Practice Policy on Shared Care Prescribing - January 2026

Shared care is an NHS arrangement in which a specialist clinician requests that responsibility for ongoing prescribing of a medication is transferred to a patient’s GP practice. This is a request and transfer must be agreed by the GP practice.

The GP must be satisfied that prescribing the medication is safe, appropriate, and within the competence of the practice, considering available specialist support, monitoring requirements, and resourcing.

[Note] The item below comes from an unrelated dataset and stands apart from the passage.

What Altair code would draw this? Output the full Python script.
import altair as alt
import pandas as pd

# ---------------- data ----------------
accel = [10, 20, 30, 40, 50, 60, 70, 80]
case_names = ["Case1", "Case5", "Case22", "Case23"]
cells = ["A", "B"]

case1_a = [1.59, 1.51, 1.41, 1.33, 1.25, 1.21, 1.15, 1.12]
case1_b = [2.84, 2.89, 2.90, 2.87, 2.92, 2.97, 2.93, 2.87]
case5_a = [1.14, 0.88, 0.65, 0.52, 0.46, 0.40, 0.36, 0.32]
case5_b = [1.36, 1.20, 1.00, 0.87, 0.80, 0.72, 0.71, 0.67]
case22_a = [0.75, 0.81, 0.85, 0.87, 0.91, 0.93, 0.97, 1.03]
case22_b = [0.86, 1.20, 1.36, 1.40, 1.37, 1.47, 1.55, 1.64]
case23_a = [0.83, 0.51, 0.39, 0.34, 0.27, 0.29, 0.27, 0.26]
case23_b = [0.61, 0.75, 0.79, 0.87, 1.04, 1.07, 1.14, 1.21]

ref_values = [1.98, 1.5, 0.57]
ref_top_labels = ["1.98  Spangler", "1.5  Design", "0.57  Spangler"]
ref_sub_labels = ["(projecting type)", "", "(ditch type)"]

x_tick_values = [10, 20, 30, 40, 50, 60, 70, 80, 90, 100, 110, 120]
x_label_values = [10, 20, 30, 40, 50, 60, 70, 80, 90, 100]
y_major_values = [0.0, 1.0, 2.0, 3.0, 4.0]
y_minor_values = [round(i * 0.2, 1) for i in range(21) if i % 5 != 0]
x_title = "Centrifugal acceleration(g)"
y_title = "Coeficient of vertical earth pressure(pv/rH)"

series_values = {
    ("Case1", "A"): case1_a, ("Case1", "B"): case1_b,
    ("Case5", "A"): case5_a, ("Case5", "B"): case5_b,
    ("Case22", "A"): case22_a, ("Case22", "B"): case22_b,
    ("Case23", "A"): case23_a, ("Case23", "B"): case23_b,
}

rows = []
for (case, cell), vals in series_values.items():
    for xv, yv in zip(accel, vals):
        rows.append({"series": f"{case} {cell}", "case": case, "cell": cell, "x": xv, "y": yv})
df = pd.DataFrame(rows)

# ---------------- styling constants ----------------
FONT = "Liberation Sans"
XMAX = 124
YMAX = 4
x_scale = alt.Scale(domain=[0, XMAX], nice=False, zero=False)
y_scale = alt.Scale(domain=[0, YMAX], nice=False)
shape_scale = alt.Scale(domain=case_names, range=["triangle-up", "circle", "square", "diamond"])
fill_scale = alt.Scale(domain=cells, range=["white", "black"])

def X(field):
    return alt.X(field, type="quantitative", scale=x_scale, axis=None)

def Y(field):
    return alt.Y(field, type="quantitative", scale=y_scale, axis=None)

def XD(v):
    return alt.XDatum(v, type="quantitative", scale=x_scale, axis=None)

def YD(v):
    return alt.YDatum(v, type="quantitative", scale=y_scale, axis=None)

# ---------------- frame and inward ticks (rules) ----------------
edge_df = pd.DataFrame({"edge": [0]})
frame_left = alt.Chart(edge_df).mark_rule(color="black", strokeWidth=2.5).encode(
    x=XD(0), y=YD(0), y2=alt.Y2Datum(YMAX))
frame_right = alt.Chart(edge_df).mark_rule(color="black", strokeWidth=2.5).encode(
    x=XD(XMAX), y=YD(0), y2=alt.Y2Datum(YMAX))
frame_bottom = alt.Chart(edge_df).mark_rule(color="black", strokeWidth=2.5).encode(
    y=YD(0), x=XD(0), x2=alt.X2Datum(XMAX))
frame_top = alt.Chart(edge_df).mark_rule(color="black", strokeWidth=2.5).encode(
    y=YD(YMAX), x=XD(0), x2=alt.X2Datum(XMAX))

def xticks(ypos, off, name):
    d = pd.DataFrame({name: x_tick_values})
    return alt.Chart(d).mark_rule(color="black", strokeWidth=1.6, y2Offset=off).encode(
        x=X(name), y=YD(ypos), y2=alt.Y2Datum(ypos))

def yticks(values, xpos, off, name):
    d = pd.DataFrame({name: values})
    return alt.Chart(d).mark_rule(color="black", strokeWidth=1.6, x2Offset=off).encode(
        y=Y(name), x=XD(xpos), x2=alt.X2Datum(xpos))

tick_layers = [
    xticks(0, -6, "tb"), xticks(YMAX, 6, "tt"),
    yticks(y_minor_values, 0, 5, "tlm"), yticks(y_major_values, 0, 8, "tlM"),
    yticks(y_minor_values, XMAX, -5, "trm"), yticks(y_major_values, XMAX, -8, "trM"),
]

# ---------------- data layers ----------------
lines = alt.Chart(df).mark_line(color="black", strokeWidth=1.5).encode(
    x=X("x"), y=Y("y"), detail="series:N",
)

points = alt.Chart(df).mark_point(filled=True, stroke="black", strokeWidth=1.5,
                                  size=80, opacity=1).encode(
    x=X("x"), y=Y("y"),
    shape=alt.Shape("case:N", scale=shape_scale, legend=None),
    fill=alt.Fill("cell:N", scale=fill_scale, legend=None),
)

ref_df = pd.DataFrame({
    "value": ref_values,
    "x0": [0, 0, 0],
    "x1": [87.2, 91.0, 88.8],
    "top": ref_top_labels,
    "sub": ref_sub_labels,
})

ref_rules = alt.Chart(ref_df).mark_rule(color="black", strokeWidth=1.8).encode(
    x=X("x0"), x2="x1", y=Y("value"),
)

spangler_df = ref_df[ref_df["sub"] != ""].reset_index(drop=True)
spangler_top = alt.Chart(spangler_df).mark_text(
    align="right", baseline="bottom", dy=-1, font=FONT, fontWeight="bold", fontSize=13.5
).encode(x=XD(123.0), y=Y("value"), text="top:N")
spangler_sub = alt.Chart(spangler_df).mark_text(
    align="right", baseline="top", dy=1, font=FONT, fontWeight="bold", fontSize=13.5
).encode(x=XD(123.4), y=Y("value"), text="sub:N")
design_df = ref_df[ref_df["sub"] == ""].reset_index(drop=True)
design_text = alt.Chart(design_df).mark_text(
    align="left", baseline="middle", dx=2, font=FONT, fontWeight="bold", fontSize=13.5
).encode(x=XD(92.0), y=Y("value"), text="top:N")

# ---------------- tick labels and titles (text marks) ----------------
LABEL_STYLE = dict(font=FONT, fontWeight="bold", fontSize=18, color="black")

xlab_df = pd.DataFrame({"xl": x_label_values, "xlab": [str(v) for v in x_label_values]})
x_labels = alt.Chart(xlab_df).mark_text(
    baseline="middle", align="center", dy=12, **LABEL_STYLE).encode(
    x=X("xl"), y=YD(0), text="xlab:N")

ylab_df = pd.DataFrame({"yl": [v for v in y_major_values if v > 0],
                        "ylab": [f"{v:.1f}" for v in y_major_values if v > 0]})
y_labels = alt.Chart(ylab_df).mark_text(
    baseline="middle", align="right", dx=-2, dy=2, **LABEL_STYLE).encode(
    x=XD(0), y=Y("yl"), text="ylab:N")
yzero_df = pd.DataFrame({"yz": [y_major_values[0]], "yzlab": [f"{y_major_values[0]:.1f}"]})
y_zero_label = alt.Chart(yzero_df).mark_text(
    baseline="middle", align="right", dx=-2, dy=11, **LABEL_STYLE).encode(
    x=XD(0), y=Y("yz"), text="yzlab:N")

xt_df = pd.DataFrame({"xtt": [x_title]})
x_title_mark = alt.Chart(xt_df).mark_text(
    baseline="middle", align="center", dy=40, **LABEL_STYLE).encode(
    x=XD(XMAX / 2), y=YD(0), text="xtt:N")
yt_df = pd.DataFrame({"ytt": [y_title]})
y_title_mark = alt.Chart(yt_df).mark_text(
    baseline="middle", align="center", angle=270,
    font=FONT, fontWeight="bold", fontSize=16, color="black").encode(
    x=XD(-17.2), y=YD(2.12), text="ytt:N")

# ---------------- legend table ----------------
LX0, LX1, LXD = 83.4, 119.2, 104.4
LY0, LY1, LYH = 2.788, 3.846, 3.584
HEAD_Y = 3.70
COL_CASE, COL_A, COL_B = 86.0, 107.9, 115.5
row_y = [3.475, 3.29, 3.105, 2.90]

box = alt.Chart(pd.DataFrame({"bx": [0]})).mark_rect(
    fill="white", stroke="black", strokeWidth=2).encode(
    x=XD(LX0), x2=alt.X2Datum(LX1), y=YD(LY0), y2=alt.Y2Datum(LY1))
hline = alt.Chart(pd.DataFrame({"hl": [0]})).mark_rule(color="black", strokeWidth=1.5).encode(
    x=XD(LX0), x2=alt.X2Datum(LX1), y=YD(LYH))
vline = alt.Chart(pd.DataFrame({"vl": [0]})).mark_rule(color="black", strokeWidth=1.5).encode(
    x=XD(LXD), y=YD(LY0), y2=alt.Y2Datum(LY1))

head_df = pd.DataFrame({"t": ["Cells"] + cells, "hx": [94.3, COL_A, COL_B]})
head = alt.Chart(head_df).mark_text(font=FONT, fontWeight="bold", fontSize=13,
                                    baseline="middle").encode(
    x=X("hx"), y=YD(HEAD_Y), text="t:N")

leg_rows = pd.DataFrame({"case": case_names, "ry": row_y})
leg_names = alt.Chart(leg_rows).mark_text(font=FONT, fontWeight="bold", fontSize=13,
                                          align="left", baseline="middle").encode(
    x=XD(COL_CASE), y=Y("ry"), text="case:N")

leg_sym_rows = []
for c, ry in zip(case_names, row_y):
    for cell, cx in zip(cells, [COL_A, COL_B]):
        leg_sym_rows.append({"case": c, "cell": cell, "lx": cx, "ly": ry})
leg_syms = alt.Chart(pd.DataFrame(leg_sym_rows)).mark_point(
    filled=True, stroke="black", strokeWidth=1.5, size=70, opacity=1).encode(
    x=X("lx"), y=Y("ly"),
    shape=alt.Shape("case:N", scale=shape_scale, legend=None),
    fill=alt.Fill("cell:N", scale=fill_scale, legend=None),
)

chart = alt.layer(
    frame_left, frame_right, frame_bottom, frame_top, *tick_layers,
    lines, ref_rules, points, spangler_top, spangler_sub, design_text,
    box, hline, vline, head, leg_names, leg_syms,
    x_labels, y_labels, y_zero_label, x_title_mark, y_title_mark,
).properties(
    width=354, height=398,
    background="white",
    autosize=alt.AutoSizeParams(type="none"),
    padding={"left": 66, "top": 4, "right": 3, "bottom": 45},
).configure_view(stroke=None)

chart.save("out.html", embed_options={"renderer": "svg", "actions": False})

Prescribing responsibility — including the acceptance of clinical risk — lies with the clinician issuing the prescription. It is therefore essential that all clinicians involved are sufficiently trained, experienced, and supported to prescribe and monitor the medication safely.

Specialist Medications

Some medications initiated or recommended by NHS specialist services are considered specialist medications. These may:

  • Be complex to dose
  • Be prescribed outside their licensed indications
  • Require regular or intensive monitoring (e.g. blood tests, physical observations)
  • Require specialist clinical oversight

Some specialist medications do not have an agreed NHS Shared Care Agreement in place. In these circumstances, prescribing and monitoring must remain the responsibility of the specialist team.

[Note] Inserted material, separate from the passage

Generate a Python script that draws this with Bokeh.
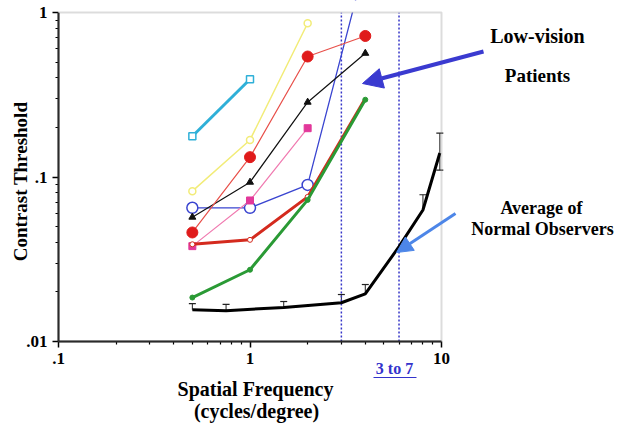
import math
from bokeh.plotting import figure
from bokeh.models import (FixedTicker, CustomJSTickFormatter, Label, Arrow, BoxAnnotation,
                          NormalHead, Whisker, TeeHead, ColumnDataSource, Range1d)
from bokeh.embed import file_html
from bokeh.resources import INLINE

# ---- data ----
cyan_x = [0.5, 1]
cyan_y = [0.177, 0.393]

yellow_x = [0.5, 1, 2]
yellow_y = [0.082, 0.168, 0.86]

redthin_x = [0.5, 1, 2, 4]
redthin_y = [0.046, 0.132, 0.54, 0.72]

blackthin_x = [0.5, 1, 2, 4]
blackthin_y = [0.057, 0.093, 0.285, 0.565]

pink_x = [0.5, 1, 2]
pink_y = [0.038, 0.072, 0.198]

blue_x = [0.5, 1, 2, 4]
blue_y = [0.065, 0.065, 0.0895, 2.0]

redthick_x = [0.5, 1, 2, 4]
redthick_y = [0.039, 0.0415, 0.0757, 0.30]

green_x = [0.5, 1, 2, 4]
green_y = [0.0185, 0.0273, 0.0726, 0.295]

normal_x = [0.5, 0.75, 1.5, 3, 4, 6, 8, 9.8]
normal_y = [0.0156, 0.0154, 0.0161, 0.0172, 0.0195, 0.0377, 0.063, 0.14]

err_x = [0.5, 0.75, 1.5, 3, 4, 8, 9.8]
err_mid = [0.0156, 0.0154, 0.0161, 0.0172, 0.0195, 0.063, 0.14]
err_hi = [0.0170, 0.0168, 0.0175, 0.0193, 0.0222, 0.078, 0.185]

errlo_x = [9.8]
errlo_mid = [0.14]
errlo_lo = [0.110]

range_lines = [3, 6]

x_lim = (0.1, 10)
y_lim = (0.01, 1)
x_ticks = [0.1, 1, 10]
x_minor = [0.2, 0.3, 0.4, 0.5, 0.6, 0.7, 0.8, 0.9, 2, 3, 4, 5, 6, 7, 8, 9]
y_ticks = [0.01, 0.1, 1]
y_minor = [0.02, 0.03, 0.04, 0.05, 0.06, 0.07, 0.08, 0.09,
           0.2, 0.3, 0.4, 0.5, 0.6, 0.7, 0.8, 0.9]

# ---- layout: the whole canvas is the frame; the axes sit at fixed places ----
W, H = 627, 426
PX0, PX1 = 58, 441     # canvas x of the left / right ends of the x axis
PY0, PY1 = 341, 12     # canvas y (from top) of the bottom / top ends of the y axis
dxd = (PX1 - PX0) / (math.log10(x_lim[1]) - math.log10(x_lim[0]))
dyd = (PY0 - PY1) / (math.log10(y_lim[1]) - math.log10(y_lim[0]))
x_start = 10 ** (math.log10(x_lim[0]) - PX0 / dxd)
x_end = 10 ** (math.log10(x_lim[1]) + (W - PX1) / dxd)
y_end = 10 ** (math.log10(y_lim[1]) + PY1 / dyd)
y_start = 10 ** (math.log10(y_lim[0]) - (H - PY0) / dyd)

SERIF = "Liberation Serif"

p = figure(x_axis_type="log", y_axis_type="log",
           x_range=Range1d(x_start, x_end), y_range=Range1d(y_start, y_end),
           width=W, height=H,
           min_border=0, min_border_left=0, min_border_right=0,
           min_border_top=0, min_border_bottom=0,
           output_backend="svg", toolbar_location=None)
p.grid.visible = False
p.outline_line_color = None
p.background_fill_color = "white"
p.border_fill_color = "white"

fmt = CustomJSTickFormatter(code="""
    var s = tick.toString();
    if (tick < 1) { s = s.replace(/^0/, ''); }
    return s;
""")

for ax, tk, mn, bnd, loc in ((p.xaxis[0], x_ticks, x_minor, x_lim, y_lim[0]),
                             (p.yaxis[0], y_ticks, y_minor, y_lim, x_lim[0])):
    ax.ticker = FixedTicker(ticks=tk, minor_ticks=mn)
    ax.formatter = fmt
    ax.bounds = bnd
    ax.fixed_location = loc
    ax.axis_line_color = "black"
    ax.axis_line_width = 2
    ax.major_tick_line_color = "black"
    ax.major_tick_line_width = 1.5
    ax.major_tick_out = 6
    ax.major_tick_in = 0
    ax.minor_tick_line_color = "black"
    ax.minor_tick_line_width = 1.2
    ax.minor_tick_out = 3
    ax.minor_tick_in = 0
    ax.major_label_text_font = SERIF
    ax.major_label_text_font_style = "bold"
    ax.major_label_text_font_size = "17px"
    ax.major_label_text_color = "black"
    ax.major_label_standoff = 5

# ---- vertical dotted lines ----
p.segment(x0=range_lines, y0=y_lim[0], x1=range_lines, y1=y_lim[1],
          line_color="#3535c8", line_width=1.5, line_dash="2 2")

# ---- low-vision patients ----
p.line(cyan_x, cyan_y, line_color="#2fb0d8", line_width=3)
p.scatter(cyan_x, cyan_y, marker="square", size=7, fill_color="white",
          line_color="#2fb0d8", line_width=1.5)

p.line(yellow_x, yellow_y, line_color="#f2ec78", line_width=1.5)
p.scatter(yellow_x, yellow_y, marker="circle", size=7, fill_color="white",
          line_color="#f2ec78", line_width=1.5)

p.line(blue_x, blue_y, line_color="#3a45d0", line_width=1.3)
p.scatter(blue_x[:3], blue_y[:3], marker="circle", size=11, fill_color="white",
          line_color="#3a45d0", line_width=1.5)

p.line(pink_x, pink_y, line_color="#f07ab0", line_width=1.2)
p.scatter(pink_x, pink_y, marker="square", size=7, fill_color="#e2389a",
          line_color="#e2389a")

p.line(blackthin_x, blackthin_y, line_color="#111111", line_width=1.2)
p.scatter(blackthin_x, blackthin_y, marker="triangle", size=7, fill_color="#111111",
          line_color="#111111")

p.line(redthin_x, redthin_y, line_color="#e8504a", line_width=1.2)
p.scatter(redthin_x, redthin_y, marker="circle", size=11, fill_color="#e01b1b",
          line_color="#e01b1b")

p.line(redthick_x, redthick_y, line_color="#d42a1e", line_width=3)
p.scatter(redthick_x[:3], redthick_y[:3], marker="circle", size=5, fill_color="white",
          line_color="#d42a1e", line_width=1)

p.line(green_x, green_y, line_color="#2a9a35", line_width=3)
p.scatter(green_x, green_y, marker="circle", size=5, fill_color="#2a9a35",
          line_color="#2a9a35")

# ---- normal observers ----
p.line(normal_x, normal_y, line_color="black", line_width=3)
src_hi = ColumnDataSource(dict(x=err_x, lo=err_mid, hi=err_hi))
p.add_layout(Whisker(base="x", lower="lo", upper="hi", source=src_hi,
                     line_color="#222222", line_width=1,
                     upper_head=TeeHead(size=7, line_color="#222222", line_width=1.2),
                     lower_head=None))
src_lo = ColumnDataSource(dict(x=errlo_x, lo=errlo_lo, hi=errlo_mid))
p.add_layout(Whisker(base="x", lower="lo", upper="hi", source=src_lo,
                     line_color="#222222", line_width=1,
                     lower_head=TeeHead(size=7, line_color="#222222", line_width=1.2),
                     upper_head=None))

# white mask: hide what runs out above the top of the axes box
p.add_layout(BoxAnnotation(bottom=y_lim[1], left=x_lim[0], right=x_lim[1],
                           fill_color="white", fill_alpha=1, line_alpha=0))
# grey box (top and right edges)
p.add_layout(BoxAnnotation(bottom=y_lim[0], top=y_lim[1], left=x_lim[0], right=x_lim[1],
                           fill_alpha=0, line_color="#8a8a8a", line_width=2))

# ---- texts (canvas pixels, x from left, y from top converted to from bottom) ----
def lab(txt, x, y, size, color="black", angle=0.0):
    p.add_layout(Label(x=x, y=H - y, x_units="screen", y_units="screen", text=txt,
                       text_font=SERIF, text_font_style="bold",
                       text_font_size=size, text_color=color,
                       text_align="center", text_baseline="middle", angle=angle))

lab("Contrast Threshold", 20, 181, "19px", angle=math.pi / 2)
lab("Spatial Frequency", 255, 388, "20px")
lab("(cycles/degree)", 256, 410, "20px")
lab("3 to 7", 394, 368, "16px", color="#3333cc")
lab("Low-vision", 537, 35, "20px")
lab("Patients", 537, 75, "19px")
lab("Average of", 541, 207, "18px")
lab("Normal Observers", 542, 228, "18px")

def arrow(x0, y0, x1, y1, color, width, head):
    p.add_layout(Arrow(x_start=x0, y_start=H - y0, x_end=x1, y_end=H - y1,
                       start_units="screen", end_units="screen",
                       line_color=color, line_width=width,
                       end=(NormalHead(size=head, fill_color=color, line_color=color)
                            if head else None)))

# underline of "3 to 7"
arrow(373, 377, 416, 377, "#3333cc", 1, 0)
# arrows
arrow(483, 51, 362, 83, "#3a3ad0", 4, 20)
arrow(455, 213, 396, 252, "#4d86e8", 3, 16)

open("out.html", "w").write(file_html(p, INLINE))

Jorvik Gillygate Practice Policy

Our practice does not undertake specialist prescribing (including specialist medications or specialist indications) outside the context of a formal NHS Shared Care Agreement that includes appropriate specialist support, monitoring arrangements, and funding or resourcing.

We have updated our position on Shared Care Agreements for:

  • Specialist medications
  • Medications initiated or requested by private or Right to Choose providers
  • NHS organisations that do not provide adequate prescribing or monitoring support

This approach is consistent with Local Medical Committee (LMC) advice and the policies of many local GP practices.

Patient safety is our highest priority. We believe there is a significant risk in prescribing specialist medications without robust specialist oversight, monitoring, and follow-up arrangements.

Where we believe there are unacceptable risks due to insufficient monitoring, unclear responsibilities, or lack of specialist support, we will decline to prescribe. We do not consider it safe to initiate or continue specialist medications under these circumstances.

Each GP practice sets its own shared care policy based on staff expertise, capacity, and funding.

We continue to work with our local Integrated Care Board (ICB) and NHS organisations to encourage the development of safe, well-resourced pathways. Patients should be:

  • Initiated on treatment by a specialist team
  • Stabilised on an appropriate dose
  • Offered regular or annual specialist follow-up
  • Transferred to primary care only under a clear NHS Shared Care Agreement

Our aim is to ensure patients with complex conditions receive care through properly funded and supported services.

Right to Choose and Private Providers

The practice will not take over prescribing under a Shared Care Agreement requested by a private or Right to Choose provider.

Where appropriate, we are happy to refer patients to locally commissioned NHS services if a private provider is unable to initiate or continue specialist medication.

Patients considering private or Right to Choose assessments should be aware of this policy before proceeding.